Extract everything from the first line through the line with "const chart = echarts.init(document.getElementById('chart'));", both ends included, except for any pictures.

● DATASET EXTRACT
* * * * * * *
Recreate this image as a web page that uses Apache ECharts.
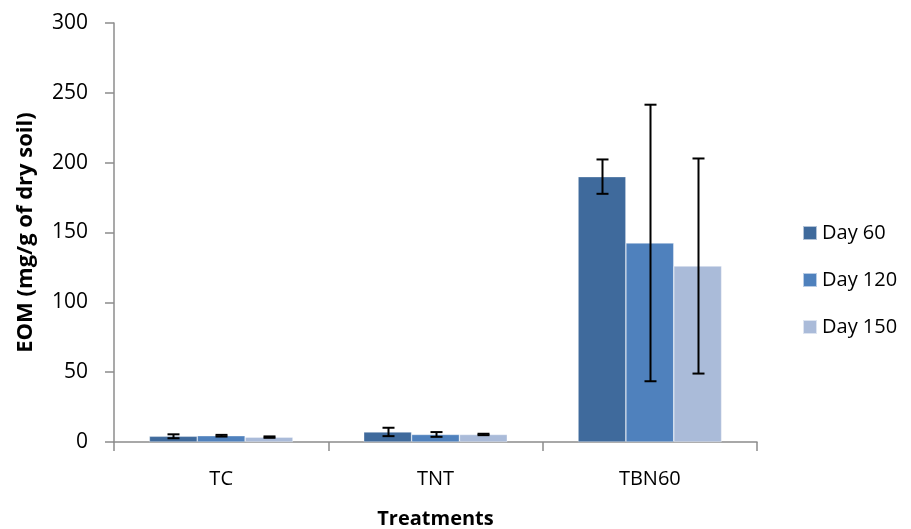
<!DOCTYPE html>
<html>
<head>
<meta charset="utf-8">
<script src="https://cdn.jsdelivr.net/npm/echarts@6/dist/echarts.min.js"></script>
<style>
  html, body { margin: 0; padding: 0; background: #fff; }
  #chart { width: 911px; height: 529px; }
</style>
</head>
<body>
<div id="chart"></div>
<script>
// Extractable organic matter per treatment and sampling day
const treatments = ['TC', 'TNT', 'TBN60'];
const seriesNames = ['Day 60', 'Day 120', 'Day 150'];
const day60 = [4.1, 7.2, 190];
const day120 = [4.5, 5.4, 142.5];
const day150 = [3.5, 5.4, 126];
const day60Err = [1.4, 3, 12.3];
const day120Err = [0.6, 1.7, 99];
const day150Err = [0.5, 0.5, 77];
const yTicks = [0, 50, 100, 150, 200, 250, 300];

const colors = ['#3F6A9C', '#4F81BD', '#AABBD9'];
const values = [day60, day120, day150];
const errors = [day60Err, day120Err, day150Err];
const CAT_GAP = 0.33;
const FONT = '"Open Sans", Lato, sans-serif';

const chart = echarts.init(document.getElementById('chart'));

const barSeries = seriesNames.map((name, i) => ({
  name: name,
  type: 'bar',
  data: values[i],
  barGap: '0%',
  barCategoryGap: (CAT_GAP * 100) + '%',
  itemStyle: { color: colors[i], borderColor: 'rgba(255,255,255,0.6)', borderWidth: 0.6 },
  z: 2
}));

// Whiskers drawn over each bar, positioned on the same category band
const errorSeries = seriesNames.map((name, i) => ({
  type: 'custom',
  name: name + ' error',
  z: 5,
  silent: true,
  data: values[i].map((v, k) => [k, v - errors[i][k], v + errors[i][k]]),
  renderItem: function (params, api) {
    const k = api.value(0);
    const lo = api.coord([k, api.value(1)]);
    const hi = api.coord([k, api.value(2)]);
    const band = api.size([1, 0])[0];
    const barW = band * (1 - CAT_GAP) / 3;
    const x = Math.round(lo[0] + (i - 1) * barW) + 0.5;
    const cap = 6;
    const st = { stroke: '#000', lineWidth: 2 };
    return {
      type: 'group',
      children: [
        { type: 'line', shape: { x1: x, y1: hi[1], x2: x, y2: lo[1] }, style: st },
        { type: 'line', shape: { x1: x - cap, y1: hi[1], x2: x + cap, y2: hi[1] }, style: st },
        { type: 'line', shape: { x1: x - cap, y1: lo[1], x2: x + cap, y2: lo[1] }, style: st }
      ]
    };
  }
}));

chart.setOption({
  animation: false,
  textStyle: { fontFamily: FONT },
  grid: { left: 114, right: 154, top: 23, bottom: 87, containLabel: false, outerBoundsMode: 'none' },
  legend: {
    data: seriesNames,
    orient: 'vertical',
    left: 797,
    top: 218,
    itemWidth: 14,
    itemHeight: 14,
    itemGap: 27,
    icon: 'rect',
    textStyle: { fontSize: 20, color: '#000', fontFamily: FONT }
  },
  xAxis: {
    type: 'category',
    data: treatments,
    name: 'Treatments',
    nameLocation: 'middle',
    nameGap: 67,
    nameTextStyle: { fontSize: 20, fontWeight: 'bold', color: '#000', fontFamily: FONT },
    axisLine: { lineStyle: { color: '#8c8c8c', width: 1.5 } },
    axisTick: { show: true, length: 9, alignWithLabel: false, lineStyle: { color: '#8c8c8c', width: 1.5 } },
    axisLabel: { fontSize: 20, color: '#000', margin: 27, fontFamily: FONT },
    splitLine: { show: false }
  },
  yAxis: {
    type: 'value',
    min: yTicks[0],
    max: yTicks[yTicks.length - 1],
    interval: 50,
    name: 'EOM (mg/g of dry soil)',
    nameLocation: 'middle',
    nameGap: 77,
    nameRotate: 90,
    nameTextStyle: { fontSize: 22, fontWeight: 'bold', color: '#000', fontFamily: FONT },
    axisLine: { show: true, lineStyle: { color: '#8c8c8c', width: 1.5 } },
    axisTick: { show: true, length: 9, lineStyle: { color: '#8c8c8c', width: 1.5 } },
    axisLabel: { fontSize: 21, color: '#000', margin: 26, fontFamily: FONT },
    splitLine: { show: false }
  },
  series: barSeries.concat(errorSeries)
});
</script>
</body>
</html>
* * * * * * *
● SOLUTION TO THIS EXERCISE
Recreate this image as a web page that uses Apache ECharts.
<!DOCTYPE html>
<html>
<head>
<meta charset="utf-8">
<script src="https://cdn.jsdelivr.net/npm/echarts@6/dist/echarts.min.js"></script>
<style>
  html, body { margin: 0; padding: 0; background: #fff; }
  #chart { width: 911px; height: 529px; }
</style>
</head>
<body>
<div id="chart"></div>
<script>
// Extractable organic matter per treatment and sampling day
const treatments = ['TC', 'TNT', 'TBN60'];
const seriesNames = ['Day 60', 'Day 120', 'Day 150'];
const day60 = [4.1, 7.2, 190];
const day120 = [4.5, 5.4, 142.5];
const day150 = [3.5, 5.4, 126];
const day60Err = [1.4, 3, 12.3];
const day120Err = [0.6, 1.7, 99];
const day150Err = [0.5, 0.5, 77];
const yTicks = [0, 50, 100, 150, 200, 250, 300];

const colors = ['#3F6A9C', '#4F81BD', '#AABBD9'];
const values = [day60, day120, day150];
const errors = [day60Err, day120Err, day150Err];
const CAT_GAP = 0.33;
const FONT = '"Open Sans", Lato, sans-serif';

const chart = echarts.init(document.getElementById('chart'));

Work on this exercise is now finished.